Kaaihue, after all, has been with the organization since he was 18, and was well regarded from the beginning. He dropped to the 15th round, but if memory serves it was thought he would be drafted much higher; certainly he was considered a draft steal by the end of the summer. If you ignore his injury-riddled 2006 and account for the hot air in his 2005 numbers, he has shown signs of steady development as he has moved up the minor league ladder. It’s quite possible that the Royals don’t see Kaaihue as a flash in the pan, as a guy whose numbers won’t translate to the major leagues. Mellinger quotes an AL scout as not being a believer in Kaaihue, but I can tell you that’s not a consensus opinion at all.
I asked my colleague and minor-league expert Kevin Goldstein to give me 25 words about Kaaihue. Understand that Goldstein is not one to mince words or hedge his bets with prospects; if he (or the scouts he talks to every day) thinks that someone’s no good, he’ll say so. For instance, if you’re a Royals fan you probably don’t want to hear what he has to say about Joe Dickerson.
So I was expecting to hear the typical pessimism about Kaaihue that I’ve heard about almost every hitter in the farm system other than Mike Moustakas. I was pleasantly surprised. “Two words: Scouts Believe.” He gave me a few more. “His approach, power, and hitting skills project as an everyday MLB first baseman. A scout I talked to put a 50 on him.” On the scouting scale that runs from 20 to 80, 50 is dead average – so a scout felt he could be a league-average first baseman in the majors, perhaps along the lines of what Carlos Pena is doing this season (as opposed to the highs and lows that Pena has traversed in previous years.)
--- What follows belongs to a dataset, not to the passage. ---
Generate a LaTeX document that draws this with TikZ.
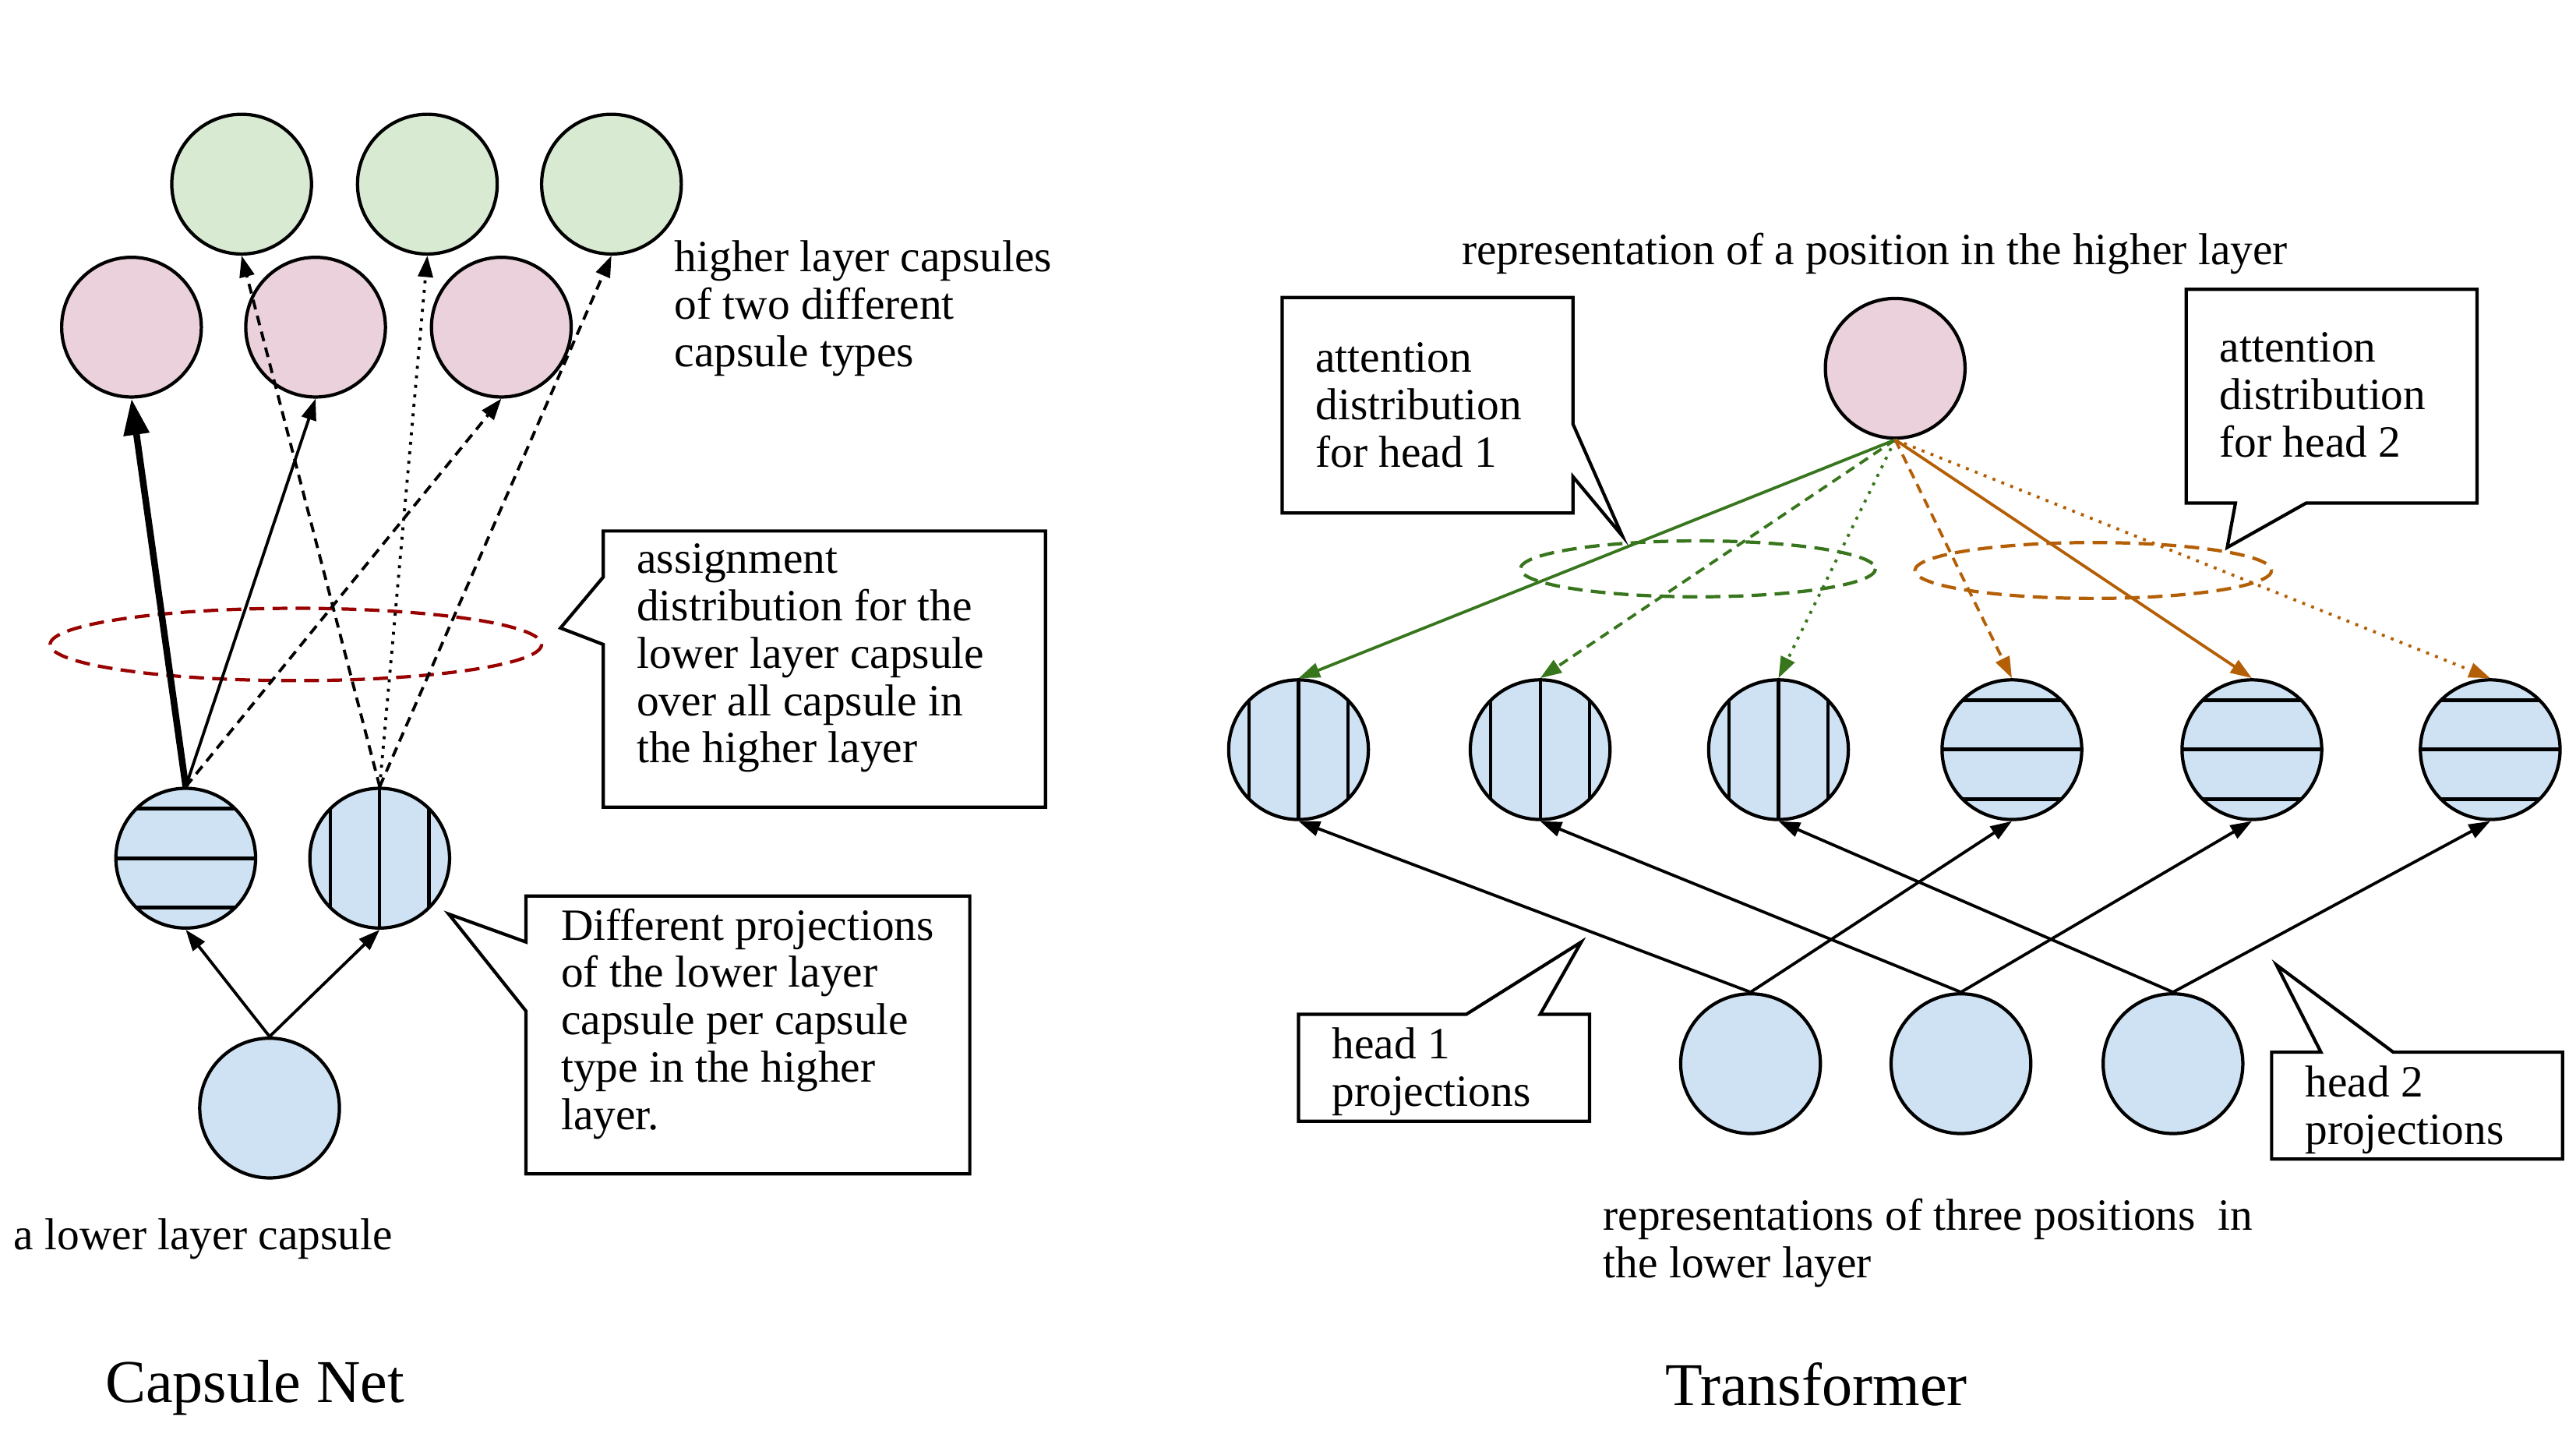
\documentclass[tikz,border=0pt]{standalone}
\usepackage{fontspec}
\setmainfont{Liberation Serif}
\usepackage{tikz}
\usetikzlibrary{arrows.meta}
\definecolor{verdeclaro}{HTML}{D9EAD3}
\definecolor{rosaclaro}{HTML}{EAD1DC}
\definecolor{azulclaro}{HTML}{CFE2F3}
\definecolor{vermelho}{HTML}{990000}
\definecolor{verde}{HTML}{38761D}
\definecolor{laranja}{HTML}{B45F06}

\begin{document}
\begin{tikzpicture}[x=0.5pt, y=-0.5pt,
    capsula/.style={circle, draw, line width=1pt, inner sep=0pt, minimum size=42.5pt},
    capverde/.style={capsula, fill=verdeclaro},
    caprosa/.style={capsula, fill=rosaclaro},
    capazul/.style={capsula, fill=azulclaro},
    horiz/.style={capazul, path picture={
        \draw[line width=1.2pt] ([yshift=15pt]path picture bounding box.west) -- ([yshift=15pt]path picture bounding box.east);
        \draw[line width=1.2pt] (path picture bounding box.west) -- (path picture bounding box.east);
        \draw[line width=1.2pt] ([yshift=-15pt]path picture bounding box.west) -- ([yshift=-15pt]path picture bounding box.east);}},
    vert/.style={capazul, path picture={
        \draw[line width=1pt] ([xshift=-15pt]path picture bounding box.north) -- ([xshift=-15pt]path picture bounding box.south);
        \draw[line width=1pt] (path picture bounding box.north) -- (path picture bounding box.south);
        \draw[line width=1pt] ([xshift=15pt]path picture bounding box.north) -- ([xshift=15pt]path picture bounding box.south);}},
    seta/.style={-{Triangle[length=6.5pt, width=4.5pt]}, line width=0.9pt},
    tracejado/.style={dash pattern=on 3pt off 2pt},
    pontilhado/.style={dash pattern=on 0.9pt off 2pt},
    distrib/.style={line width=1pt, dash pattern=on 4.5pt off 2.5pt},
    caixa/.style={draw, line width=1pt, fill=white, line join=miter},
    % ancorado na linha de base da ultima linha
    texto/.style={font=\fontsize{13.6}{14.4}\selectfont, align=left, inner sep=0pt, anchor=base west},
    titulo/.style={font=\fontsize{18.5}{22}\selectfont, inner sep=0pt, anchor=base}]

    \useasboundingbox (0,0) rectangle (1567.2,885);

    % ---------------- capsule net ----------------
    % capsulas da camada superior
    \foreach \x [count=\i] in {147,260,372}
        \node[capverde] (g\i) at (\x,112) {};
    \foreach \x [count=\i] in {80,192,305}
        \node[caprosa] (r\i) at (\x,199) {};

    % projecoes e capsula inferior
    \node[horiz] (ph) at (113,522) {};
    \node[vert] (pv) at (231,522) {};
    \node[capazul] (inf) at (164,674) {};

    % distribuicao
    \draw[distrib, vermelho] (180,392) ellipse [x radius=149.5, y radius=22];

    % ligacoes
    \draw[-{Triangle[length=11pt, width=7.5pt]}, line width=2pt] (ph.north) -- (r1.south);
    \draw[seta] (ph.north) -- (r2.south);
    \draw[seta, tracejado] (ph.north) -- (r3.south);
    \draw[seta, tracejado] (pv.north) -- (g1.south);
    \draw[seta, pontilhado] (pv.north) -- (g2.south);
    \draw[seta, tracejado] (pv.north) -- (g3.south);
    \draw[seta] (inf.north) -- (ph.south);
    \draw[seta] (inf.north) -- (pv.south);

    % balões
    \draw[caixa] (367,323) -- (636,323) -- (636,491) -- (367,491) -- (367,392) -- (341,382) -- (367,351) -- cycle;
    \draw[caixa] (320,545) -- (590,545) -- (590,714) -- (320,714) -- (320,615) -- (273,556) -- (320,573) -- cycle;

    % rótulos
    \node[texto] (tsup) at (410,223) {higher layer capsules\\of two different\\capsule types};
    \node[texto] (tatr) at (387,464) {assignment\\distribution for the\\lower layer capsule\\over all capsule in\\the higher layer};
    \node[texto] (tproj) at (341,687) {Different projections\\of the lower layer\\capsule per capsule\\type in the higher\\layer.};
    \node[texto] (tinf) at (8,760) {a lower layer capsule};
    \node[titulo] (tcap) at (155,853) {Capsule Net};

    % ---------------- transformer ----------------
    \node[caprosa] (topo) at (1153,224) {};
    \foreach \x [count=\i] in {790,937,1082}
        \node[vert] (p\i) at (\x,456) {};
    \foreach \x [count=\i from 4] in {1224,1370,1515}
        \node[horiz] (p\i) at (\x,456) {};
    \foreach \x [count=\i] in {1065,1193,1322}
        \node[capazul] (b\i) at (\x,647) {};

    % distribuicoes de atencao
    \draw[distrib, verde] (1033,346) ellipse [x radius=108, y radius=17];
    \draw[distrib, laranja] (1273.5,347) ellipse [x radius=108.5, y radius=17];

    % ligacoes de atencao
    \draw[seta, verde] (topo.south) -- (p1.north);
    \draw[seta, verde, tracejado] (topo.south) -- (p2.north);
    \draw[seta, verde, pontilhado] (topo.south) -- (p3.north);
    \draw[seta, laranja, tracejado] (topo.south) -- (p4.north);
    \draw[seta, laranja] (topo.south) -- (p5.north);
    \draw[seta, laranja, pontilhado] (topo.south) -- (p6.north);

    % projecoes
    \foreach \i [evaluate=\i as \j using int(\i+3)] in {1,2,3} {
        \draw[seta] (b\i.north) -- (p\i.south);
        \draw[seta] (b\i.north) -- (p\j.south);
    }

    % balões
    \draw[caixa] (780,181) -- (957,181) -- (957,258) -- (987,326) -- (957,290) -- (957,312) -- (780,312) -- cycle;
    \draw[caixa] (1330,176) -- (1507,176) -- (1507,306) -- (1403,306) -- (1355,333) -- (1360,306) -- (1330,306) -- cycle;
    \draw[caixa] (790,617) -- (892,617) -- (962,573) -- (937,617) -- (967,617) -- (967,682) -- (790,682) -- cycle;
    \draw[caixa] (1382,640) -- (1412,640) -- (1385,587) -- (1456,640) -- (1559,640) -- (1559,705) -- (1382,705) -- cycle;

    % rótulos
    \node[texto] (trep) at (889,161) {representation of a position in the higher layer};
    \node[texto] (tat1) at (800,284) {attention\\distribution\\for head 1};
    \node[texto] (tat2) at (1350,278) {attention\\distribution\\for head 2};
    \node[texto] (th1) at (810,673) {head 1\\projections};
    \node[texto] (th2) at (1402,696) {head 2\\projections};
    \node[texto] (ttres) at (975,777) {representations of three positions~ in\\the lower layer};
    \node[titulo] (ttrans) at (1105,855) {Transformer};
\end{tikzpicture}
\end{document}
And I think that is what’s really different about this situation. The Royals look at Kaaihue differently than they did Pickering because they see a different player. They see a player who really has taken a giant step forward this season, a player who may not be a future star, but someone who can play every day at first base.
Talk is cheap, of course. I understand Moore’s line about not promoting him too soon, but let’s face it: when Omaha’s season comes to an end on September 1st, there’s nothing left for Kaaihue to do at the minor league level. If the Royals have learned nothing else from Mike Aviles this season, they’ve learned that no matter how skeptical you are, sometimes you just have to let a player prove his minor league performance is a fluke. Come September, if Kaaihue isn’t playing at least semi-regularly for the Royals, it will be time to break out the voodoo dolls and the Soldier of Fortune magazines again. I’m hopeful I won’t have to.
Barely two months ago, I wrote that “Other than shortstop, there isn’t a position the Royals need filled more than first base.” Who would have thought when the season began that the Royals might have filled those two holes with Mike Aviles and Kila Kaaihue? And moreover, that we’d be thrilled with that arrangement?
But that’s why baseball’s such a great game: it always surprises you, if only you’re willing to let it surprise you. The Royals let themselves be surprised by Aviles. Let’s hope they give Kaaihue the same opportunity.